C’è chi entra e chiede “un calice”, è come entrare in un negozio e chiedere “una camicia”, senza dire il modello, il tessuto, il colore. A me piace quando guardano la lista dei vini e mi dicono “non ne conosco uno”. Bene! Certo è più faticoso perché bisogna raccontare, spiegare, ma la soddisfazione di dare consapevolezza è impagabile.
Ma uno spritz con due patatine no?
Ride – Tasto dolente. Io ero un integralista antispritz, poi mio fratello, il razionale saggio, mi ha detto che non poteva mancare un grande classico come lo spritz tra le nostre proposte e alla fine mi sono fatto convincere.

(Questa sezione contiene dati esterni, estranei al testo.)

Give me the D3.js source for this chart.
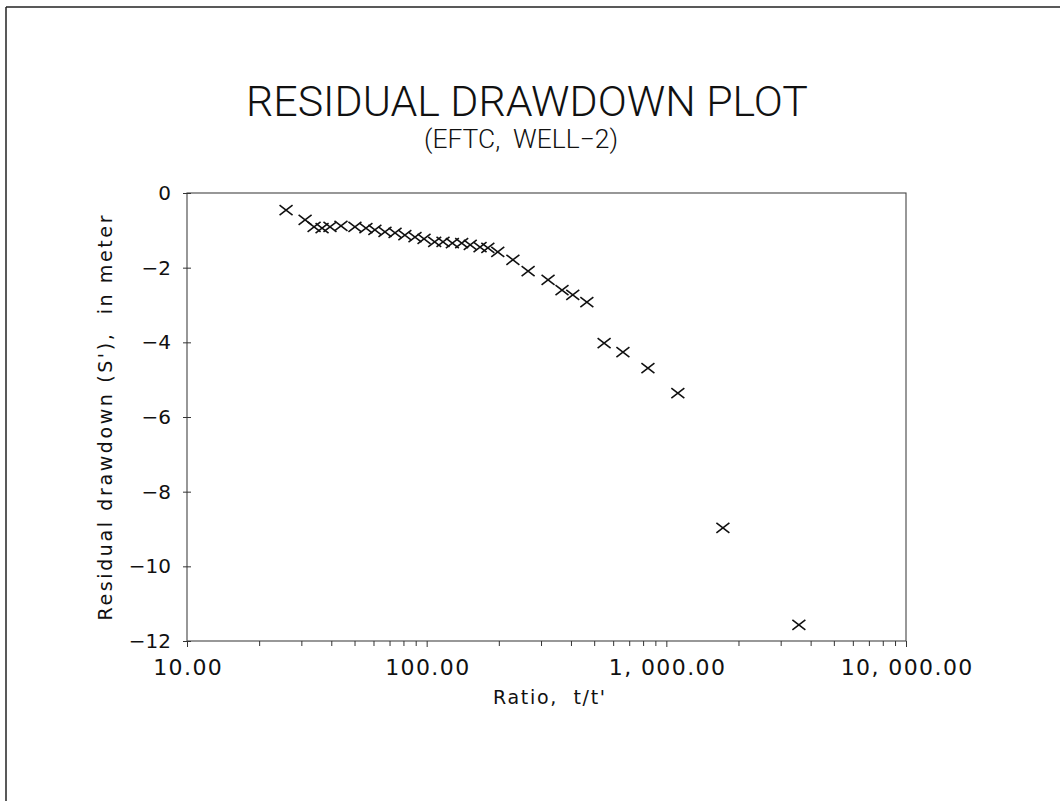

Ma ho un vezzo, nel mio spritz utilizzo solo il bitter Luxardo, che proviene da un’azienda a conduzione familiare e a completamento ci metto un’oliva. Mi pare un buon compromesso. Sulle patatine sono inamovibile, non le offrirò mai. Se vuoi ti prendi una delle nostre bombette, panini farciti con i nostri salumi, una chicca, anche se l’assenza delle patatine è la nostra croce, soprattutto su Tripadvisor!
Ti cito una frase del film “Giovani carini e disoccupati”:
“…Cosa faremo ora? Come possiamo riparare tutti i danni che abbiamo ereditato? La risposta è semplice…” Finisci tu!
Mi piacciono le citazioni, me le scrivo e le conservo. Ti rispondo con una dal Faust di Goethe che ho proprio appeso in casa “Ciò che hai ereditato dai padri riconquistalo, se vuoi possederlo davvero”.
Dopo esserci salutati, Giacomo apre il locale al capannello impaziente di gente che si è creato negli ultimi minuti del nostro incontro. Mentre sblocco la serratura della bici sento il suono di una campanella provenire dal Retrobottega, come fosse l’intervallo e una voce annunciare “bombetteee”. Ma non riesco a vedere di persona il ghiotto tesoro annunciato perché la piccola folla che ha animato il locale si è già radunata intorno al bancone. Spero solo che nessuno abbia ordinato uno spritz.